### RECORDS TO PROCESS
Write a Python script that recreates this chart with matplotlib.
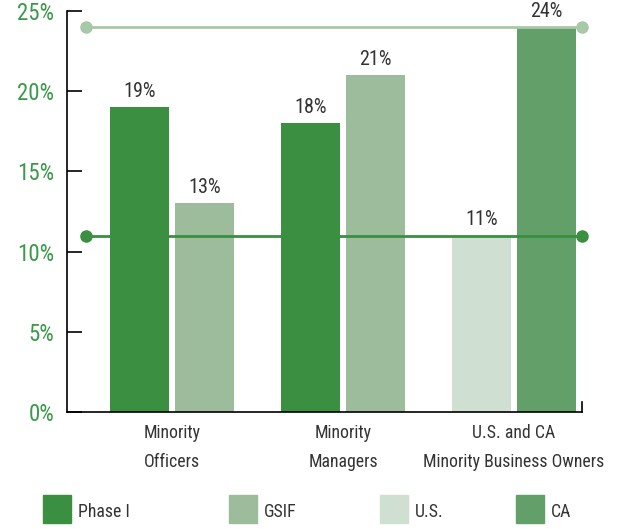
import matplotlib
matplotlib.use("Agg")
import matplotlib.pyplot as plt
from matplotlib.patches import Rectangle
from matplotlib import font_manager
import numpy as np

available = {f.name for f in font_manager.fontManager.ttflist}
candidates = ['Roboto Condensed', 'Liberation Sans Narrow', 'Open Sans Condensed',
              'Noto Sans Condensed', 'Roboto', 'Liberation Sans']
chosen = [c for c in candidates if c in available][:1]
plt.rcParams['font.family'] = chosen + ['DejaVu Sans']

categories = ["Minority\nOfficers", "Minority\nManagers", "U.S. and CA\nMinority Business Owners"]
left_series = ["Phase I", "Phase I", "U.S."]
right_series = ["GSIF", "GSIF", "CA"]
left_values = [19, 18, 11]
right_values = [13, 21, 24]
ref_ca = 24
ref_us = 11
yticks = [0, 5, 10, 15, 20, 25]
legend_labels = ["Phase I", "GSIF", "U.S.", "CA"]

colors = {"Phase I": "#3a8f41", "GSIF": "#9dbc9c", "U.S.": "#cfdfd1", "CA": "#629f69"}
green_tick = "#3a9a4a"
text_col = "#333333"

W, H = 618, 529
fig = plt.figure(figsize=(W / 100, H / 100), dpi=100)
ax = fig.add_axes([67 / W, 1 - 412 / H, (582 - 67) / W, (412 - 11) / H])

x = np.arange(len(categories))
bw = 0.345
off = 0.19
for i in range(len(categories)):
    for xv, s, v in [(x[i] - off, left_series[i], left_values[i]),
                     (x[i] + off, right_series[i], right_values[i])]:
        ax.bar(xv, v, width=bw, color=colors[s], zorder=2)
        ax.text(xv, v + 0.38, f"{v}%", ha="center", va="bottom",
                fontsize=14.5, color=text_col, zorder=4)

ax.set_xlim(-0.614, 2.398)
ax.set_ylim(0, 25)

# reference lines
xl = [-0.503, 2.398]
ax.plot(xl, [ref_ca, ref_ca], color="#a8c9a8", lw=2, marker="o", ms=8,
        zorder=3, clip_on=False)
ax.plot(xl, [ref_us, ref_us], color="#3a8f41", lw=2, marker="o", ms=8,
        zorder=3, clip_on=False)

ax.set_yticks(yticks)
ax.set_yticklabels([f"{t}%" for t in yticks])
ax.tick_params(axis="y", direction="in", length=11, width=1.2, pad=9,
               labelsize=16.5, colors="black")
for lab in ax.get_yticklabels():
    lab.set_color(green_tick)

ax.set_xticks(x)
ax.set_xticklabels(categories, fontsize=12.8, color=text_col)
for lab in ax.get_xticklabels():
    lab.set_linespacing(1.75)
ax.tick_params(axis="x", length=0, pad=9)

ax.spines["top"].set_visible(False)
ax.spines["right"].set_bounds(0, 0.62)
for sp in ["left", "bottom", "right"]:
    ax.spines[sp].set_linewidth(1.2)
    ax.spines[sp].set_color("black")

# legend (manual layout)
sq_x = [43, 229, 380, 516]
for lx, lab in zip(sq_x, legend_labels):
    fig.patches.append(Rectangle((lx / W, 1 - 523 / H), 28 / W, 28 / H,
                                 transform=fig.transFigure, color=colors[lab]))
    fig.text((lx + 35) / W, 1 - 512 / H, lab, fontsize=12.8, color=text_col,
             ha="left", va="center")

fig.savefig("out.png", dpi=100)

==

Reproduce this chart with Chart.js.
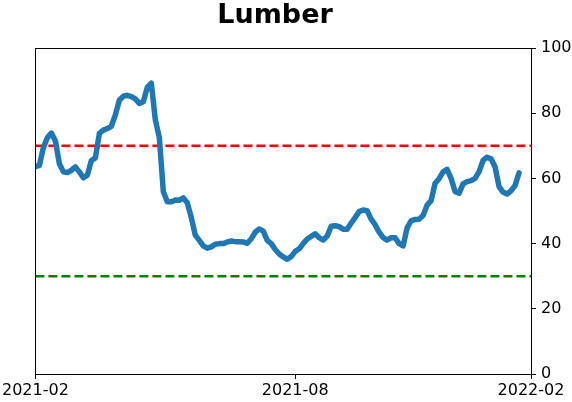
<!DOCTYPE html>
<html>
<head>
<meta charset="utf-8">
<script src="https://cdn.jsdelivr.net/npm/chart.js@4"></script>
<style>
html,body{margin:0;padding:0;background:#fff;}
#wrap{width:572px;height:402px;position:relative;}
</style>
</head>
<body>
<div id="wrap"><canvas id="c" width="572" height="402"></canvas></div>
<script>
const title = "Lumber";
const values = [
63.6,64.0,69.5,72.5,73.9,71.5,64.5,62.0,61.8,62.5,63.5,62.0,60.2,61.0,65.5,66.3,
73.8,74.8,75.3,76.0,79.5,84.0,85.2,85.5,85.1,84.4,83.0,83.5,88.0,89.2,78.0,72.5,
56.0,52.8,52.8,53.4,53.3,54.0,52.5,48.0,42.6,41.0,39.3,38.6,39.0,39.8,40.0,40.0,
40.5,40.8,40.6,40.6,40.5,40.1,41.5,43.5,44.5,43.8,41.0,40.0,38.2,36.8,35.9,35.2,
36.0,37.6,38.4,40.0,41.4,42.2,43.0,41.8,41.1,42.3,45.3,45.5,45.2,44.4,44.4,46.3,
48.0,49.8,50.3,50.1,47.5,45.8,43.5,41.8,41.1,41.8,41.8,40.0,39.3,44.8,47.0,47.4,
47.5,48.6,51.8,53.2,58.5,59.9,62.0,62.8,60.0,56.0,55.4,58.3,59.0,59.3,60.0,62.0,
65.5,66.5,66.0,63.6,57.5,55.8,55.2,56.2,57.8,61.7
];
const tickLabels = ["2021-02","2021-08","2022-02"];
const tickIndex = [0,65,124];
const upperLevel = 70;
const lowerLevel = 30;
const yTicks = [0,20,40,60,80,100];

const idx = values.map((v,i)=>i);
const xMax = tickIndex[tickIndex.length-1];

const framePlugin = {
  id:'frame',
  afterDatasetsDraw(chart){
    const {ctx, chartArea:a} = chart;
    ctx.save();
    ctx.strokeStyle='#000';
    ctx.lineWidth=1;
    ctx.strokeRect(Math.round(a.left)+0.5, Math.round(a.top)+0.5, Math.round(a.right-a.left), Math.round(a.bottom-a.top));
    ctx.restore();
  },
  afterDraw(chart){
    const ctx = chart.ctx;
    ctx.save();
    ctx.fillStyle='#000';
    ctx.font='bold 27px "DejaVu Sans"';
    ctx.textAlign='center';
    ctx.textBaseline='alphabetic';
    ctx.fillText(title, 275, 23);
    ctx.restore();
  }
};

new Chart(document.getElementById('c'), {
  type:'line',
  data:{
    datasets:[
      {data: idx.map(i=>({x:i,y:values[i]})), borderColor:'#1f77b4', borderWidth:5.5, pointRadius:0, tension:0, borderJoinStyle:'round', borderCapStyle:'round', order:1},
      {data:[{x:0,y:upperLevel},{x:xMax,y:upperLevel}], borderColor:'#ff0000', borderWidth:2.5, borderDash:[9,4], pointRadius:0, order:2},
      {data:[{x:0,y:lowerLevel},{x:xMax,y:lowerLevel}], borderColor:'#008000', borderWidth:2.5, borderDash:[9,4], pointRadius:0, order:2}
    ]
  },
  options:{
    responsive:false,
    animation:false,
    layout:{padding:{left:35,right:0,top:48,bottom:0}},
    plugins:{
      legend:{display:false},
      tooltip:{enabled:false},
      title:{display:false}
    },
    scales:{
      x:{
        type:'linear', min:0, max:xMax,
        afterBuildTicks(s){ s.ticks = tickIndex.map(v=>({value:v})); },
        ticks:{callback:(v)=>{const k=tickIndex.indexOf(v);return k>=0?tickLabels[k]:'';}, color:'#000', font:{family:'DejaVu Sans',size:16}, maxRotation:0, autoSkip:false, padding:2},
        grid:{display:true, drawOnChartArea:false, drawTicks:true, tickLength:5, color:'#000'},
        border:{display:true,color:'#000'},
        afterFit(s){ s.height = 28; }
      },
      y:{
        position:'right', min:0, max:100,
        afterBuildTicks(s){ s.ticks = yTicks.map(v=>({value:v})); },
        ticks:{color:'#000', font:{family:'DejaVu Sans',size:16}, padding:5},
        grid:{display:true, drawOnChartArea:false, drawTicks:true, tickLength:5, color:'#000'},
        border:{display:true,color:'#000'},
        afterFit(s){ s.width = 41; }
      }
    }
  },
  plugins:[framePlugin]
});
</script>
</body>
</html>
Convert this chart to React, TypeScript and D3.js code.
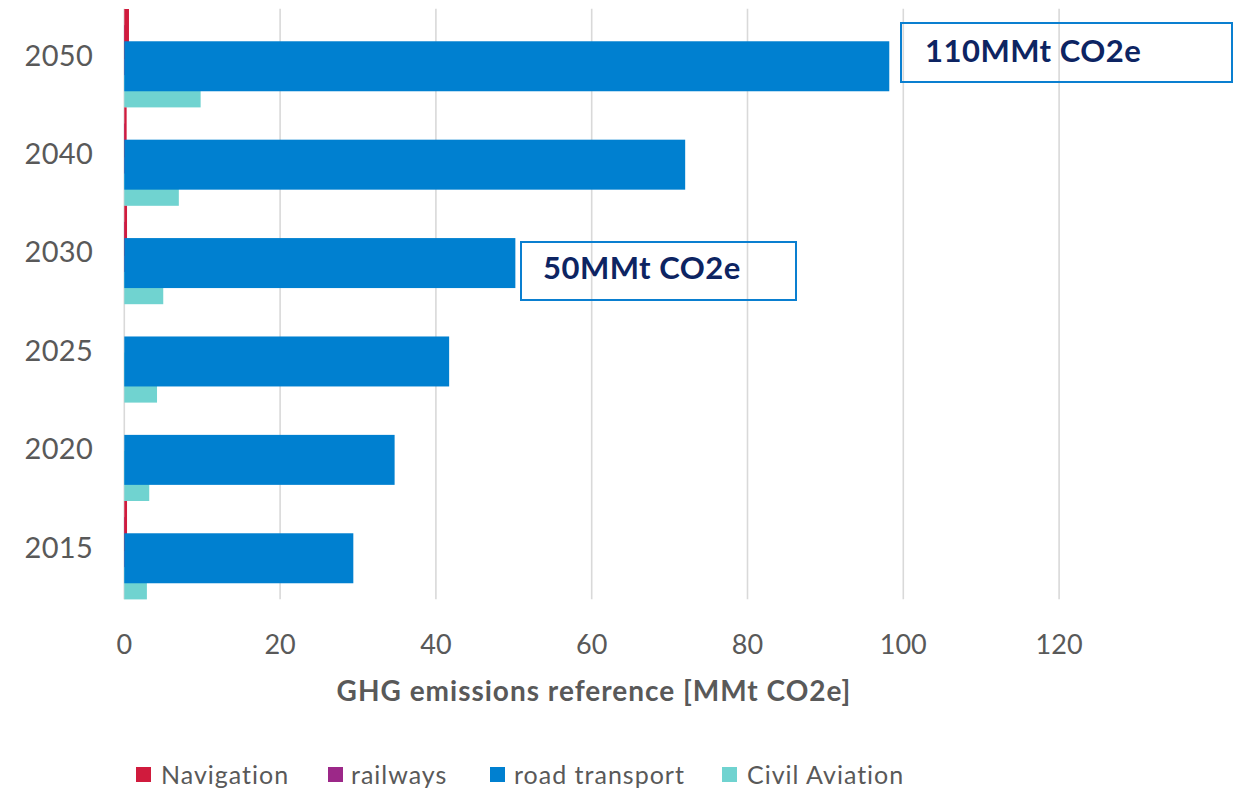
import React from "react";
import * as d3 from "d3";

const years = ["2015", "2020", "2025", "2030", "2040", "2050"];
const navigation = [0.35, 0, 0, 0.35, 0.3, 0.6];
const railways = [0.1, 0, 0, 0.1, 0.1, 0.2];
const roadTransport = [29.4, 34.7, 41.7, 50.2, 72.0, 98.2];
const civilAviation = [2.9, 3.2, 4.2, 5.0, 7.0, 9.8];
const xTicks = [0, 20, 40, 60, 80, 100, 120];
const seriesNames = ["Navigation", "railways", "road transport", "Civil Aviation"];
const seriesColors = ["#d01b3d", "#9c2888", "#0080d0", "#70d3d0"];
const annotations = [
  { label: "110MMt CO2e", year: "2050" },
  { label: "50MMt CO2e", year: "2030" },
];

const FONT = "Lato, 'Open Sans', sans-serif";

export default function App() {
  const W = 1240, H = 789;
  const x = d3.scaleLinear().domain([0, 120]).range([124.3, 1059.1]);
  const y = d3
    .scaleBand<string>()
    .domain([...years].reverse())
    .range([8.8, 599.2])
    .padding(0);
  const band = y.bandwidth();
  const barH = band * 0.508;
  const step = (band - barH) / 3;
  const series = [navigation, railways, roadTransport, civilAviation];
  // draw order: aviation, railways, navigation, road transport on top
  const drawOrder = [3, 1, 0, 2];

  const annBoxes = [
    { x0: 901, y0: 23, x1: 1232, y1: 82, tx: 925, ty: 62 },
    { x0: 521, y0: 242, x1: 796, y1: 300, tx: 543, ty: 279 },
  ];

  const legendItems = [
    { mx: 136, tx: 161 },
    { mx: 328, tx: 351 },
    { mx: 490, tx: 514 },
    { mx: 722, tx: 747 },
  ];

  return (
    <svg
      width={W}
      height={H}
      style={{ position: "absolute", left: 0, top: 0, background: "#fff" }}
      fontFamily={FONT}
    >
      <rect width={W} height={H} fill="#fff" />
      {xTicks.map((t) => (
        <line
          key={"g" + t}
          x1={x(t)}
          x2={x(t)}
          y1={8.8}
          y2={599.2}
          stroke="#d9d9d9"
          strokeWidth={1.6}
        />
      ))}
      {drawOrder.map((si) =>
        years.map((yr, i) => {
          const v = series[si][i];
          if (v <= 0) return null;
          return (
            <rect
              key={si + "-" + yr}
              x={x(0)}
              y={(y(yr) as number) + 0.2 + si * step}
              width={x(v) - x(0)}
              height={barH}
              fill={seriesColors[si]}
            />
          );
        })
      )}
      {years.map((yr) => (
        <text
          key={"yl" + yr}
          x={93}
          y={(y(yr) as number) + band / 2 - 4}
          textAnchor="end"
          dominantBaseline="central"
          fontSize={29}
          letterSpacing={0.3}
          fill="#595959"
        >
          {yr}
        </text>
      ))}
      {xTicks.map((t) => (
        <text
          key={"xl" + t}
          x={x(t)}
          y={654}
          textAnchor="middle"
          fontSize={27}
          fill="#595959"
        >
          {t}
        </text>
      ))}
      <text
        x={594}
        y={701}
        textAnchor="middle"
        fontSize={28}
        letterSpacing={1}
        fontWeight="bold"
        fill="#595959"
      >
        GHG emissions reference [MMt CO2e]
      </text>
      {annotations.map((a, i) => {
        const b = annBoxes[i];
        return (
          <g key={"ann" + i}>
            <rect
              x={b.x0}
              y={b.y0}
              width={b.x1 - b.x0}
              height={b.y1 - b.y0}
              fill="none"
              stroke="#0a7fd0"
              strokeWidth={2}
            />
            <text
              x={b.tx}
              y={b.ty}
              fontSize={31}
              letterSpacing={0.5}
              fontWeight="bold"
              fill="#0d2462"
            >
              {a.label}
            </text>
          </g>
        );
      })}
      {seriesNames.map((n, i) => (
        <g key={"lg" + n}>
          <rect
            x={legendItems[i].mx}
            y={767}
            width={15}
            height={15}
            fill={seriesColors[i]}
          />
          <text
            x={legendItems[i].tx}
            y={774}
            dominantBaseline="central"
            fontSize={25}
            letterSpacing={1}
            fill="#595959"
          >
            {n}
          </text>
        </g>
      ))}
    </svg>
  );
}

* * *

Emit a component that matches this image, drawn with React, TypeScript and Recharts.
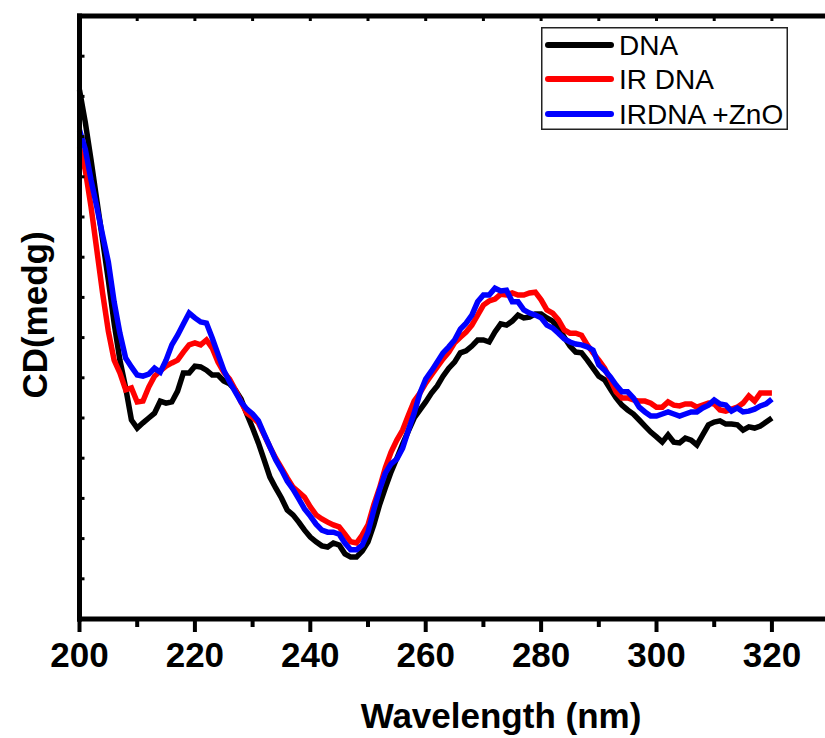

### WHAT TO WORK ON
In the listing above, find the line containing "Convert this chart" and the line containing "import * as", then return both of them and every line between, exactly, without pictures.

### OUTPUT BELOW
Convert this chart to React, TypeScript and D3.js code.
import React from "react";
import * as d3 from "d3";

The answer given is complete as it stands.